E-denderry: Offaly town gets smart tech to monitor parking, litter, air

In a first for Ireland, IoT tech is being deployed around the town to help manage public services.

The town of Edenderry in Co Offaly is embracing smart technology to help manage parking, litter, air quality and building energy use.

It is part of the E-denderry project launched by Offaly County Council and wireless infrastructure provider Cellnex. This aims to provide a model for how other towns can use internet of things (IoT) technology in the delivery of public services.

Cellnex has deployed sensors and monitoring devices around the town using low-power wide-area (LoRaWAN) tech. It said that this will help the local council better monitor services such as parking and litter collection.

“E-denderry shows the potential for the internet of things to measure and manage our built and natural environment,” said Minister for Environment, Climate and Communications Eamon Ryan, TD.

“I look forward to seeing the data gathered in these projects, and considering how we might employ this technology throughout the country.”

Repositioning the town with tech

The E-denderry project is the first of its kind in Ireland and has focused on four key areas to date.

Sensors are being used for parking space monitoring, to ensure appropriate use of loading bays, wheelchair spaces and EV charging points. Sensors are also being used to measure how full public litter bins are and when they need emptying.

Sensors throughout the town will provide real-time monitoring of air quality and pollution levels, assisted by the EPA, and new building management systems will be used to remotely monitor energy use, access, lighting and smoke alarms at Edenderry Municipal District offices and at the town’s Community Cabin.

“We are delighted Cellnex chose Edenderry as the location from which to showcase the cutting edge of IoT activities in Ireland,” said Sharon Kennedy of Offaly Council Council.

“[With] the various economic and community challenges experienced in the county in the past year, it’s vital that we explore ways to ensure the town repositions itself to adapt and thrive in an environment where technology and remote working will support exciting new opportunities.”
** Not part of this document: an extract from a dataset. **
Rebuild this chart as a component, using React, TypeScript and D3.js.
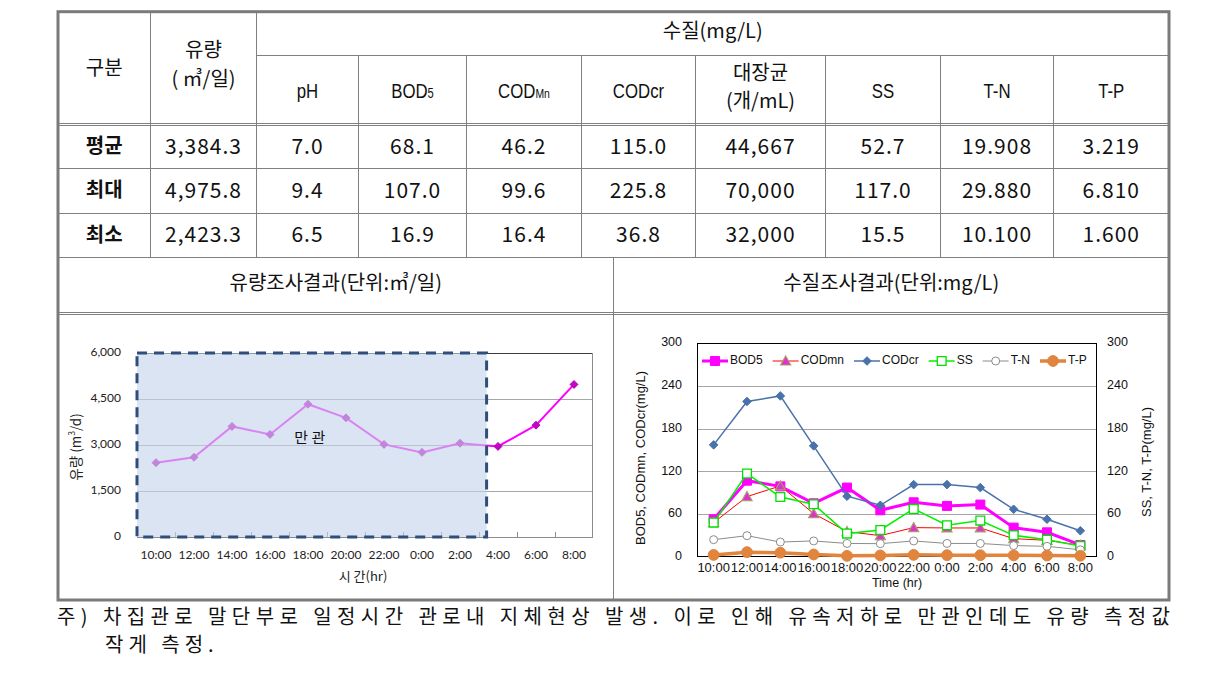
import React from 'react';
import * as d3 from 'd3';

// ---------- DATA ----------
const times = ['10:00', '12:00', '14:00', '16:00', '18:00', '20:00', '22:00', '0:00', '2:00', '4:00', '6:00', '8:00'];
const flow = [2423.3, 2600, 3605, 3345, 4330, 3885, 3020, 2760, 3060, 2955, 3648, 4975.8];
const bod5 = [52.9, 107.0, 99.0, 75.3, 97.3, 65.5, 76.7, 71.6, 73.5, 41.2, 34.6, 16.9];
const codmn = [48.2, 84.7, 99.6, 60.8, 35.6, 30.0, 41.2, 40.7, 40.7, 25.7, 23.4, 16.4];
const codcr = [157.2, 218.0, 225.8, 155.8, 85.2, 72.5, 101.5, 101.5, 97.3, 66.9, 52.9, 36.8];
const ss = [48.2, 117.0, 84.2, 73.9, 32.8, 37.9, 67.4, 44.5, 51.0, 30.4, 24.3, 15.5];
const tn = [24.3, 29.88, 21.0, 22.5, 19.0, 18.7, 22.5, 19.0, 19.0, 16.0, 15.0, 10.1];
const tp = [2.9, 6.81, 6.0, 3.5, 1.6, 2.2, 3.0, 2.6, 2.5, 2.3, 2.1, 1.7];
const flowTicks = [0, 1500, 3000, 4500, 6000];
const wqTicks = [0, 60, 120, 180, 240, 300];
const fullPipeLast = '2:00';

const rowLabels = ['평균', '최대', '최소'];
const flowStats = ['3,384.3', '4,975.8', '2,423.3'];
const phStats = ['7.0', '9.4', '6.5'];
const bodStats = ['68.1', '107.0', '16.9'];
const codmnStats = ['46.2', '99.6', '16.4'];
const codcrStats = ['115.0', '225.8', '36.8'];
const ecoliStats = ['44,667', '70,000', '32,000'];
const ssStats = ['52.7', '117.0', '15.5'];
const tnStats = ['19.908', '29.880', '10.100'];
const tpStats = ['3.219', '6.810', '1.600'];

const footLine1 = '주) 차집관로 말단부로 일정시간 관로내 지체현상 발생. 이로 인해 유속저하로 만관인데도 유량 측정값';
const footLine2 = '작게 측정.';

// ---------- STYLE / LAYOUT ----------
const KR = "'Noto Sans CJK KR', 'Noto Sans', sans-serif";
const ARIAL = "'Liberation Sans', Arial, sans-serif";
const CAL = "Lato, 'Open Sans', sans-serif";
const LINE = '#808080';

const colX = [58, 150.5, 256.5, 358.5, 466.5, 581.5, 695.5, 825.5, 940.5, 1053.5, 1169];
const rowY = { top: 11.7, h1: 55.5, h2a: 123.5, h2b: 125.5, r1: 168.5, r2: 213.5, r3: 257.5, t1: 312.5, t2: 314.5, bottom: 600 };

let _ctx: CanvasRenderingContext2D | null = null;
function measure(t: string, font: string) {
  if (!_ctx) _ctx = document.createElement('canvas').getContext('2d');
  if (!_ctx) return t.length * 7;
  _ctx.font = font;
  return _ctx.measureText(t).width;
}

type Shape = 'square' | 'triangle' | 'diamond' | 'circle';
function markerPath(shape: Shape, cx: number, cy: number, r: number) {
  if (shape === 'square') return `M${cx - r},${cy - r}h${2 * r}v${2 * r}h${-2 * r}Z`;
  if (shape === 'diamond') return `M${cx},${cy - r}L${cx + r},${cy}L${cx},${cy + r}L${cx - r},${cy}Z`;
  if (shape === 'triangle') return `M${cx},${cy - r}L${cx + r},${cy + r * 0.8}L${cx - r},${cy + r * 0.8}Z`;
  return `M${cx - r},${cy}a${r},${r} 0 1,0 ${2 * r},0a${r},${r} 0 1,0 ${-2 * r},0Z`;
}

interface Series {
  name: string; values: number[]; color: string; width: number; shape: Shape; r: number;
  fill: string; stroke: string; sw: number; secondary: boolean;
}

const series: Series[] = [
  { name: 'BOD5', values: bod5, color: '#FF00FF', width: 3, shape: 'square', r: 4.5, fill: '#FF00FF', stroke: '#FF00FF', sw: 1, secondary: false },
  { name: 'CODmn', values: codmn, color: '#FF0000', width: 1, shape: 'triangle', r: 5, fill: '#E030D0', stroke: '#A89C6A', sw: 1.2, secondary: false },
  { name: 'CODcr', values: codcr, color: '#4A72AA', width: 1.5, shape: 'diamond', r: 4.3, fill: '#4A72AA', stroke: '#4A72AA', sw: 1, secondary: false },
  { name: 'SS', values: ss, color: '#00F000', width: 1.5, shape: 'square', r: 4.4, fill: '#FFFFFF', stroke: '#00E000', sw: 1.3, secondary: true },
  { name: 'T-N', values: tn, color: '#8C8C8C', width: 1, shape: 'circle', r: 4, fill: '#FFFFFF', stroke: '#8C8C8C', sw: 1, secondary: true },
  { name: 'T-P', values: tp, color: '#E0843E', width: 3.5, shape: 'circle', r: 5.4, fill: '#E0843E', stroke: '#E0843E', sw: 1, secondary: true },
];

function FlowChart() {
  const left = 137, right = 593, top = 353, bottom = 537;
  const x = d3.scaleBand<string>().domain(times).range([left, right]);
  const y = d3.scaleLinear().domain([0, 6000]).range([bottom, top]);
  const cx = (t: string) => (x(t) as number) + x.bandwidth() / 2;
  const line = d3.line<number>().x((_, i) => cx(times[i])).y((d) => y(d));
  const boxRight = cx(fullPipeLast) + x.bandwidth() * 0.7;
  const fmt = d3.format(',');
  return (
    <g>
      {flowTicks.filter((t) => t > 0 && t < 6000).map((t) => (
        <line key={t} x1={left} x2={right} y1={Math.round(y(t)) + 0.5} y2={Math.round(y(t)) + 0.5} stroke="#A6A6A6" strokeWidth={1} />
      ))}
      <line x1={left} x2={right} y1={top + 0.5} y2={top + 0.5} stroke="#3A3A3A" strokeWidth={1} />
      <line x1={right - 0.5} x2={right - 0.5} y1={top} y2={bottom} stroke="#8C8C8C" strokeWidth={1} />
      <line x1={left} x2={right} y1={bottom + 0.5} y2={bottom + 0.5} stroke="#8C8C8C" strokeWidth={1} />
      {times.slice(1).map((t) => (
        <line key={t} x1={(x(t) as number) + 0.5} x2={(x(t) as number) + 0.5} y1={bottom - 5} y2={bottom} stroke="#8C8C8C" strokeWidth={1} />
      ))}
      <line x1={right - 0.5} x2={right - 0.5} y1={bottom - 5} y2={bottom} stroke="#8C8C8C" strokeWidth={1} />
      <path d={line(flow) || ''} fill="none" stroke="#FF00FF" strokeWidth={2} />
      {flow.map((v, i) => (
        <path key={i} d={markerPath('diamond', cx(times[i]), y(v), 4)} fill="#C800C8" stroke="#A000A0" strokeWidth={0.8} />
      ))}
      <rect x={left} y={top} width={boxRight - left} height={bottom - top} fill="rgb(196,212,236)" fillOpacity={0.62} />
      <rect x={left} y={top} width={boxRight - left} height={bottom - top} fill="none" stroke="#2F4E7C" strokeWidth={3} strokeDasharray="10 7" />
      <text x={(left + boxRight) / 2 - 2} y={y(3200)} fontFamily={KR} fontSize={15} textAnchor="middle" dominantBaseline="middle" fill="#111">만 관</text>
      {flowTicks.map((t) => (
        <text key={t} x={121} y={y(t)} fontFamily={CAL} fontSize={12} textAnchor="end" dominantBaseline="middle" fill="#222">{fmt(t)}</text>
      ))}
      {times.map((t) => (
        <text key={t} x={cx(t)} y={556} fontFamily={CAL} fontSize={12} textAnchor="middle" dominantBaseline="middle" fill="#222">{t}</text>
      ))}
      <text x={(left + right) / 2 - 2} y={577} fontFamily={KR} fontSize={13} textAnchor="middle" dominantBaseline="middle" fill="#222">시 간(hr)</text>
      <text transform={`translate(77,${(top + bottom) / 2 + 2}) rotate(-90)`} fontFamily={KR} fontSize={13.5} textAnchor="middle" dominantBaseline="middle" fill="#222">유량 (m<tspan fontSize={8.5} dy={-4}>3</tspan><tspan dy={4}>/d)</tspan></text>
    </g>
  );
}

function QualityChart() {
  const left = 697, right = 1097, top = 343, bottom = 557;
  const x = d3.scaleBand<string>().domain(times).range([left, right]);
  const y = d3.scaleLinear().domain([0, 300]).range([bottom, top]);
  const y2 = d3.scaleLinear().domain([0, 300]).range([bottom, top]);
  const cx = (t: string) => (x(t) as number) + x.bandwidth() / 2;
  const legFont = `12px ${ARIAL}`;
  let lx = 702;
  const legend = series.map((s) => {
    const item = { s, x: lx };
    lx += 29 + measure(s.name, legFont) + 9;
    return item;
  });
  return (
    <g>
      {wqTicks.filter((t) => t > 0 && t < 300).map((t) => (
        <line key={t} x1={left} x2={right} y1={Math.round(y(t)) + 0.5} y2={Math.round(y(t)) + 0.5} stroke="#A6A6A6" strokeWidth={1} />
      ))}
      <rect x={left + 0.5} y={top + 0.5} width={right - left - 1} height={bottom - top - 1} fill="none" stroke="#000" strokeWidth={1} />
      {series.map((s) => {
        const sc = s.secondary ? y2 : y;
        const ln = d3.line<number>().x((_, i) => cx(times[i])).y((d) => sc(d));
        return (
          <g key={s.name}>
            <path d={ln(s.values) || ''} fill="none" stroke={s.color} strokeWidth={s.width} />
            {s.values.map((v, i) => (
              <path key={i} d={markerPath(s.shape, cx(times[i]), sc(v), s.r)} fill={s.fill} stroke={s.stroke} strokeWidth={s.sw} />
            ))}
          </g>
        );
      })}
      {legend.map(({ s, x: lx0 }) => (
        <g key={s.name}>
          <line x1={lx0} x2={lx0 + 26} y1={361} y2={361} stroke={s.color} strokeWidth={s.width} />
          <path d={markerPath(s.shape, lx0 + 13, 361, s.r)} fill={s.fill} stroke={s.stroke} strokeWidth={s.sw} />
          <text x={lx0 + 28} y={361} fontFamily={ARIAL} fontSize={12} dominantBaseline="middle" fill="#111">{s.name}</text>
        </g>
      ))}
      {wqTicks.map((t) => (
        <g key={t}>
          <text x={682} y={y(t)} fontFamily={ARIAL} fontSize={12.5} textAnchor="end" dominantBaseline="middle" fill="#111">{t}</text>
          <text x={1107} y={y2(t)} fontFamily={ARIAL} fontSize={12.5} textAnchor="start" dominantBaseline="middle" fill="#111">{t}</text>
        </g>
      ))}
      {times.map((t) => (
        <text key={t} x={cx(t)} y={569} fontFamily={ARIAL} fontSize={13} textAnchor="middle" dominantBaseline="middle" fill="#111">{t}</text>
      ))}
      <text x={(left + right) / 2} y={584} fontFamily={ARIAL} fontSize={12.5} textAnchor="middle" dominantBaseline="middle" fill="#111">Time (hr)</text>
      <text transform={`translate(642,458) rotate(-90)`} fontFamily={ARIAL} fontSize={13} textAnchor="middle" dominantBaseline="middle" fill="#111">BOD5, CODmn, CODcr(mg/L)</text>
      <text transform={`translate(1148,462) rotate(-90)`} fontFamily={ARIAL} fontSize={13} textAnchor="middle" dominantBaseline="middle" fill="#111">SS, T-N, T-P(mg/L)</text>
    </g>
  );
}

function Narrow({ x, y, children }: { x: number; y: number; children: any }) {
  return (
    <g transform={`translate(${x},${y}) scale(0.8,1)`}>
      <text x={0} y={0} fontFamily={ARIAL} fontSize={21} textAnchor="middle" dominantBaseline="middle" fill="#111">{children}</text>
    </g>
  );
}

function Table() {
  const statCols = [flowStats, phStats, bodStats, codmnStats, codcrStats, ecoliStats, ssStats, tnStats, tpStats];
  const rowsTop = [rowY.h2b, rowY.r1, rowY.r2];
  const rowsBot = [rowY.r1, rowY.r2, rowY.r3];
  const mid = (i: number) => (colX[i] + colX[i + 1]) / 2;
  const hdrY = (rowY.h1 + rowY.h2a) / 2 + 3;
  const T = (p: any) => <text dominantBaseline="middle" textAnchor="middle" fill="#111" {...p} />;
  return (
    <g>
      <line x1={colX[2]} x2={colX[10]} y1={rowY.h1} y2={rowY.h1} stroke={LINE} />
      {[rowY.h2a, rowY.h2b, rowY.r1, rowY.r2, rowY.r3, rowY.t1, rowY.t2].map((yy, i) => (
        <line key={i} x1={colX[0]} x2={colX[10]} y1={yy} y2={yy} stroke={LINE} />
      ))}
      {[1, 2].map((i) => (
        <line key={i} x1={colX[i]} x2={colX[i]} y1={rowY.top} y2={rowY.r3} stroke={LINE} />
      ))}
      {[3, 4, 5, 6, 7, 8, 9].map((i) => (
        <line key={i} x1={colX[i]} x2={colX[i]} y1={rowY.h1} y2={rowY.r3} stroke={LINE} />
      ))}
      <line x1={613.5} x2={613.5} y1={rowY.r3} y2={rowY.bottom} stroke={LINE} />
      <rect x={58} y={rowY.top} width={1111} height={rowY.bottom - rowY.top} fill="none" stroke="#7A7A7A" strokeWidth={3} />

      <T x={mid(0)} y={70} fontFamily={KR} fontSize={20}>구분</T>
      <T x={mid(1)} y={52} fontFamily={KR} fontSize={20}>유량</T>
      <T x={mid(1)} y={81} fontFamily={KR} fontSize={20}>( ㎥/일)</T>
      <T x={(colX[2] + colX[10]) / 2} y={33} fontFamily={KR} fontSize={20}>수질(mg/L)</T>
      <Narrow x={mid(2)} y={hdrY}>pH</Narrow>
      <Narrow x={mid(3)} y={hdrY}>BOD<tspan fontSize={14} dy={2}>5</tspan></Narrow>
      <Narrow x={mid(4)} y={hdrY}>COD<tspan fontSize={13} dy={2}>Mn</tspan></Narrow>
      <Narrow x={mid(5)} y={hdrY}>CODcr</Narrow>
      <T x={mid(6)} y={75} fontFamily={KR} fontSize={20}>대장균</T>
      <T x={mid(6)} y={103} fontFamily={KR} fontSize={20}>(개/mL)</T>
      <Narrow x={mid(7)} y={hdrY}>SS</Narrow>
      <Narrow x={mid(8)} y={hdrY}>T-N</Narrow>
      <Narrow x={mid(9)} y={hdrY}>T-P</Narrow>

      {rowLabels.map((r, ri) => {
        const yy = (rowsTop[ri] + rowsBot[ri]) / 2 + 1;
        return (
          <g key={r}>
            <T x={mid(0)} y={yy} fontFamily={KR} fontSize={20} fontWeight={700}>{r}</T>
            {statCols.map((c, ci) => (
              <T key={ci} x={mid(ci + 1)} y={yy} fontFamily={KR} fontSize={21} letterSpacing={1}>{c[ri]}</T>
            ))}
          </g>
        );
      })}

      <T x={(colX[0] + 613.5) / 2} y={285} fontFamily={KR} fontSize={20}>유량조사결과(단위:㎥/일)</T>
      <T x={(613.5 + colX[10]) / 2} y={285} fontFamily={KR} fontSize={20}>수질조사결과(단위:mg/L)</T>
    </g>
  );
}

export default function App() {
  return (
    <svg width={1219} height={675} style={{ position: 'absolute', left: 0, top: 0, background: '#fff' }}>
      <rect x={0} y={0} width={1219} height={675} fill="#fff" />
      <Table />
      <FlowChart />
      <QualityChart />
      <text x={57} y={624} fontFamily={KR} fontSize={20} textLength={1113} lengthAdjust="spacing" fill="#111">{footLine1}</text>
      <text x={105} y={652} fontFamily={KR} fontSize={20} letterSpacing={5} fill="#111">{footLine2}</text>
    </svg>
  );
}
Paul Delaney, sales director at Cellnex Ireland, described the E-denderry project as “a showcase for what can be delivered” and said the company hopes to extend the partnership into new areas.

“LoRaWAN and IoT may sound complicated, but in simple terms they provide a low-cost and easy-to-maintain way of leveraging the benefits of connectivity to the internet in a range of everyday uses and devices.”

Spanish wireless telecoms infrastructure company Cellnex entered the Irish market in 2019 after it acquired Dublin-based Cignal in a €210m deal. Late last year, the company announced it would launch a new IoT network in Ireland based on LoRaWAN tech, to enable applications for industry 4.0, smart city tools, smart parking, utility monitoring and environmental management.